« La profession est en état de sidération » soupire Jacques Chanut, président de la Fédération française du bâtiment. « 80 à 90% des chantiers sont à l'arrêt », estime-t-on du côté de la Fédération nationale des travaux publics. Et pourtant les acteurs du secteur s’interrogent : le BTP doit-il continuer le travail en pleine crise du Covid-19 ?
Si la question est posée, c’est en partie à cause des atermoiements du gouvernement. « Après les annonces très alarmistes du Président de la République lundi dernier (le 16 mars, ndlr), ce sont des dizaines de milliers de chantiers qui ont été stoppés sur tout le territoire » explique Denis Dessus, président du Conseil national de l'ordre des architectes. Avant que deux jours plus tard, Muriel Pénicaud ne reproche aux entreprises qui ont cessé le travail leur « défaitisme ». « On n'a pas compris les attaques ! » s'indigne Jacques Chanut. « On est des gens responsables. Ce qui est étonnant, c’est que le gouvernement appelle à la reprise du travail sans nouvelles mesures de sécurité ». Pour Denis Dessus, « l'exécutif a réalisé ce qu’allait lui coûter de mettre 2 millions d’actifs au chômage technique ». Un revirement qui laisse en tout cas « la responsabilité aux chefs d’entreprise de dire s'il faut aller au boulot ou pas », regrette de son côté Olivier Poisson, patron de Dron Location, un loueur d’équipements de chantier qui compte dix agences et une cinquantaine de salariés. Lui a choisi, pour l’instant, de poursuivre le travail.
Faut-il un « guide des bonnes pratiques » ?
Samedi, exécutif et organisations professionnelles semblaient avoir trouvé un terrain d'entente afin « de renforcer, dans les tout prochains jours, la continuité de l’activité du secteur et la poursuite des chantiers » selon le communiqué du Ministère de travail. C'est donc à l'OPPBTP, un organisme paritaire de prévention des risques, qu’il revient de rédiger un « guide des bonnes pratiques ». « Ce n'est pas son rôle ! » réagi Frédéric Mau, de la CGT - Construction, Bois et Ameublement. Sans avis de la sphère médicale, « ce guide des bonnes pratiques ne peut pas être sanctuarisé ». Car sur les chantiers, « les gestes barrières sont inapplicables » poursuit le syndicaliste. « L'ADN de nos métiers c'est le travail en équipe. Sur le prêt d'outils, le port de charges lourdes... Les abris de chantiers sont souvent petits. Comment on fait ? Il y en a un qui mange dedans et le reste mange dehors ? »

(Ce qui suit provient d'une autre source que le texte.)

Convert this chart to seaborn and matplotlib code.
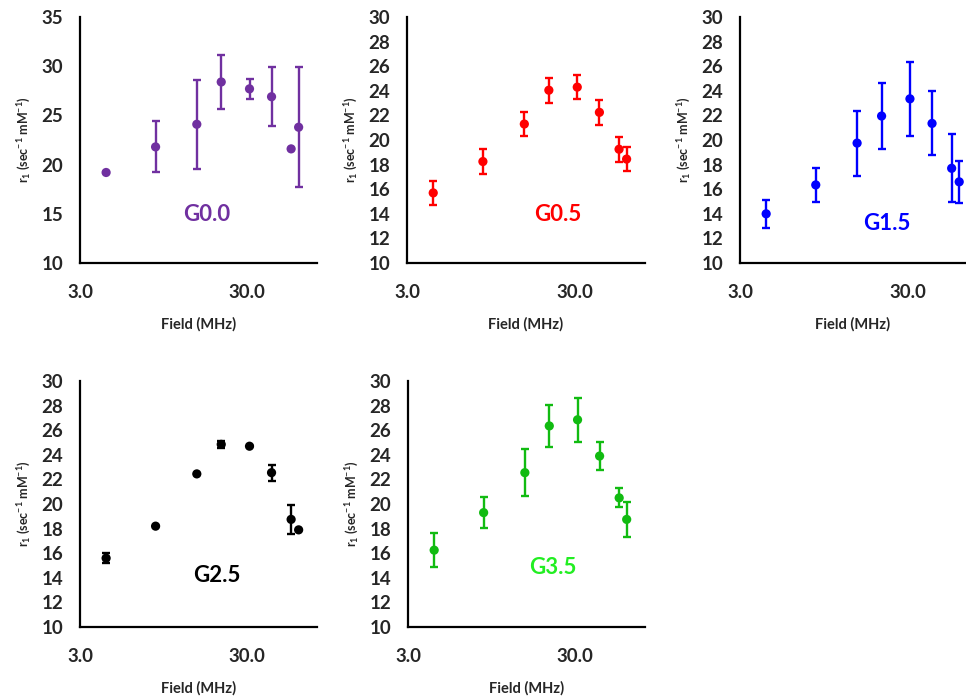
import numpy as np
import pandas as pd
import matplotlib
matplotlib.use("Agg")
import matplotlib.pyplot as plt
import seaborn as sns

# ---- data ----
field = [4.3, 8.5, 15.0, 21.0, 31.0, 42.0, 55.0, 61.0]

names = ["G0.0", "G0.5", "G1.5", "G2.5", "G3.5"]

r1_g00 = [19.2, 21.8, 24.1, 28.4, 27.7, 26.9, 21.6, 23.8]
err_g00 = [0.0, 2.6, 4.5, 2.7, 1.0, 3.0, 0.0, 6.1]

r1_g05 = [15.7, 18.25, 21.3, 24.05, 24.3, 22.25, 19.25, 18.45]
err_g05 = [1.0, 1.0, 1.0, 1.0, 1.0, 1.0, 1.0, 1.0]

r1_g15 = [14.0, 16.35, 19.75, 21.95, 23.35, 21.35, 17.7, 16.6]
err_g15 = [1.15, 1.4, 2.65, 2.65, 3.0, 2.6, 2.75, 1.7]

r1_g25 = [15.6, 18.2, 22.45, 24.85, 24.7, 22.55, 18.75, 17.9]
err_g25 = [0.4, 0.0, 0.0, 0.3, 0.0, 0.65, 1.15, 0.0]

r1_g35 = [16.25, 19.3, 22.55, 26.35, 26.85, 23.9, 20.5, 18.75]
err_g35 = [1.4, 1.27, 1.9, 1.7, 1.8, 1.15, 0.78, 1.4]

x_ticks = [3.0, 30.0]
x_tick_labels = ["3.0", "30.0"]

# ---- style ----
sns.set_style("white")
plt.rcParams['font.family'] = ['Lato', 'DejaVu Sans']
plt.rcParams['mathtext.default'] = 'regular'

marker_colors = ["#7030A0", "#FF0000", "#0000FF", "#000000", "#11BB11"]
label_colors = ["#7030A0", "#FF0000", "#0000FF", "#000000", "#22EE22"]

fig = plt.figure(figsize=(9.66, 6.98), dpi=100)

H = 0.3524
positions = [
    [0.0828, 0.6232, 0.2453, H],
    [0.4213, 0.6232, 0.2464, H],
    [0.7660, 0.6232, 0.2329, H],
    [0.0828, 0.1017, 0.2453, H],
    [0.4224, 0.1017, 0.2453, H],
]
xmax = [78.5, 78.5, 66.0, 78.5, 78.5]
ylims = [(10, 35), (10, 30), (10, 30), (10, 30), (10, 30)]
yticks = [np.arange(10, 36, 5), np.arange(10, 31, 2), np.arange(10, 31, 2),
          np.arange(10, 31, 2), np.arange(10, 31, 2)]
label_pos = [(207, 215), (558, 215), (887, 223), (217, 575), (553, 567)]

series = [(r1_g00, err_g00), (r1_g05, err_g05), (r1_g15, err_g15),
          (r1_g25, err_g25), (r1_g35, err_g35)]

for i, (name, (vals, errs)) in enumerate(zip(names, series)):
    ax = fig.add_axes(positions[i])
    df = pd.DataFrame({"field": field, "r1": vals, "err": errs})
    ax.errorbar(df["field"], df["r1"], yerr=df["err"], fmt="none",
                ecolor=marker_colors[i], elinewidth=1.7, capsize=3,
                capthick=1.7, zorder=2)
    sns.scatterplot(data=df, x="field", y="r1", ax=ax, color=marker_colors[i],
                    s=44, edgecolor="none", zorder=3, legend=False)
    ax.set_xscale("log")
    ax.set_xlim(3.0, xmax[i])
    ax.set_ylim(*ylims[i])
    ax.set_xticks(x_ticks)
    ax.set_xticklabels(x_tick_labels)
    ax.minorticks_off()
    ax.set_yticks(yticks[i])
    ax.set_yticklabels([str(v) for v in yticks[i]])
    for lab in ax.get_xticklabels() + ax.get_yticklabels():
        lab.set_fontweight("bold")
        lab.set_fontsize(13.5)
    ax.tick_params(axis="x", length=0, pad=15)
    ax.tick_params(axis="y", length=0, pad=12)
    for s in ["top", "right"]:
        ax.spines[s].set_visible(False)
    for s in ["left", "bottom"]:
        ax.spines[s].set_color("black")
        ax.spines[s].set_linewidth(1.6)
    ax.set_xlabel("Field (MHz)", fontsize=10.5, fontweight="bold", labelpad=12)
    ax.set_ylabel("r$_1$ (sec$^{-1}$ mM$^{-1}$)", fontsize=9, fontweight="bold",
                  labelpad=6)
    ax.grid(False)
    ax.set_facecolor("none")
    lx, ly = label_pos[i]
    fig.text(lx / 966, 1 - ly / 698, name, color=label_colors[i], fontsize=16,
             fontweight="bold", ha="center", va="center")

fig.savefig("out.png", dpi=100)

Pour Jacques Chanut, « l’objectif n’est pas de reprendre les chantiers à tout prix ». « Mais que ceux qui le veulent, ou le peuvent, puissent reprendre dans des conditions de sécurité optimum » tempère le président de la Fédération du bâtiment. Comment ? Par exemple « en organisant le travail comme on le fait sur l’amiante, avec les contraintes des chantiers à contamination » suggère Denis Dessus. A l’unisson de Frédéric Mau de la CGT, le président du Conseil de l’ordre des architectes en appelle à ne poursuivre « que ce qui relève de l’intérêt général, comme répondre aux besoins des bâtiments publics ou des particuliers qui subissent un sinistre » et à cesser toute activité non essentielle. Et il met en garde : « Les architectes, en qualité de maître d’œuvre, ont pouvoir pour s’opposer à la reprise d’un chantier et ils vont l'exercer ! » Même si cesser l’activité « est un déchirement. Nous avons 20 000 entreprises en France, qui souvent dégagent de faibles marges et ont peu de trésorerie ».
Olivier Poisson a quant à lui déjà fait des projections : le chiffre d’affaires de son entreprise de location de matériel « devrait chuter de 25% en mars et s’écrouler de 60 à 70% en avril ». Il reconnaît toutefois que « les banques jouent le jeu », lui permettant de décaler de 6 mois le paiement des traites de ses crédits afin de soulager sa trésorerie. « Le but sera de relancer l'activité au 2e semestre et de rattraper un peu le retard ». « Pour le moment le sujet est sanitaire » tranche Jacques Chanut. « Les histoires de fric, d’assurance, viendront ». D’ailleurs « il ne faut pas croire que les chantiers vont redémarrer comme ça » conclut-il. Même après la crise, « il va falloir être prudent pendant des semaines, si ce n’est des mois ».